Chad Green’s domination
For a bullpen that has surrendered 23 blown saves, the most consistent guy has far and away been Chad Green. His numbers this year have been absolutely ridiculous:
5-0, 67.1IP, 33H, 14ER, 17BB, 102Ks, 1.90ERA
102 strikeouts in 67.1 innings pitched is just absurd. With Dellin Betances struggling recently, Joe will most likely call on Chad Green before him in a big spot. As far as comparisons go, Green is in the upper echelon of relievers this season in the AL:
41.9 K% (2nd), 0.72 WHIP (2nd), 13.71 K/9 (3rd), 84.9% LOB (6th)
There’s a new Mr. Clutch in town
You can’t say enough about how much Didi Gregorious has progressed as a player. Didi has been the guy all year long. From a middle of the pack shortstop in his first two years in pinstripes, he has emerged as a top 5 shortstop in the American League—despite missing almost all of April:
25HR (2nd), .485 SLG (3rd), 87 RBI (3rd), .287 AVG (4th), .338 wOBA (4th), 10.6 DEF (4th), .805 OPS (4th), 3.7 WAR (5th)
His 162-game pace had he not missed time would be 31HR and 106RBI.

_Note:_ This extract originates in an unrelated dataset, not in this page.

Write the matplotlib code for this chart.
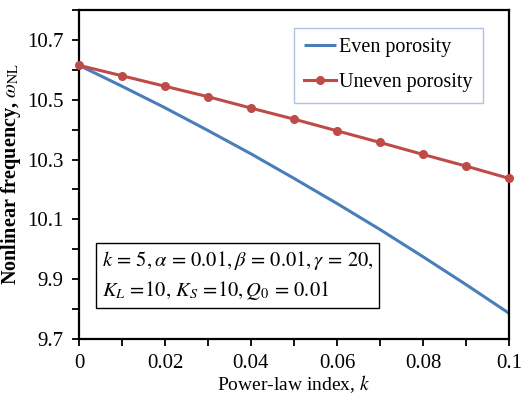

Didi’s launch angle as a Yankee:
’15: 10.3° (9HR)
’16: 13.5° (20HR)
’17: 17.1° (25HR… and counting) pic.twitter.com/CVfO6sOgXJ
After passing Jeter for the single-season franchise home run record for a shortstop, Didi has cemented himself as a perennial player and a viable replacement for one of the greatest. Talk about having the clutch gene: Didi leads the team with RISP (min 50 ABs): 43 for 139 (.309/.496/.823) 8 2Bs, 6HR, 59RBI
Don’t be surprised if you happen to see him come through yet again as we flip the calendar to the most important month of them all—October.